Many nations are declaring their desire for energy transition, but low-cost fossil fuels still dominate globally. However, electricity, even that produced from renewables, could become the cheapest energy by 2050, shows a new study by the Potsdam Institute for Climate Impact Research. Steel is a good example of how electricity can reduce carbon emissions.

“80% of all energy demands for industry, mobility or heating buildings is met by burning – mostly fossil – fuels directly, and only 20% by electricity. Our research finds that relation can be pretty much reversed by 2050,” says Gunnar Luderer, main author of the new study, which was published recently in Nature magazine.

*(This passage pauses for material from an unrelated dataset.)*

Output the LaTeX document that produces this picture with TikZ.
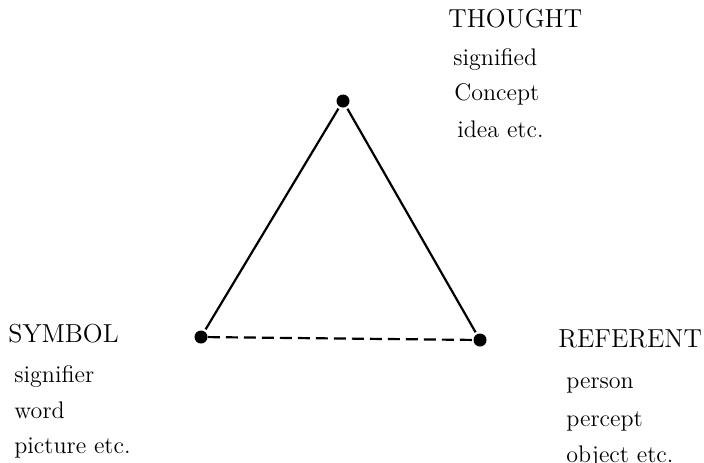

Renewable electricity generation – especially from solar photovoltaics – has become cheaper at a pace that most computer simulations have so far underestimated, Kallanish reads in a summary published by the institute. “Over the last decade alone, prices for solar electricity fell by 80%, and further cost reductions are expected in the future. Our computer simulations show that together with global carbon pricing, green electricity can become the cheapest form of energy by 2050, and supply up to three quarters of all demand,” Luderer claims.

“You can electrify more end-uses than imagined, and for those cases actually reduce the energy consumption compared to current levels,” adds co-author Silvia Madeddu. “Take steel production: Electrifying the melting of recycled steel, the so-called secondary steel, reduces the total process energy required and lowers the carbon intensity per tonne of steel produced,” she says.

Hydrogen will be a crucial chain link, as it can flexibly convert renewable electricity into green fuels for sectors that cannot be electrified directly, the study notes. “If these elements come together, the prospects of a renewables-based green energy future look truly electrifying,” Luderer concludes.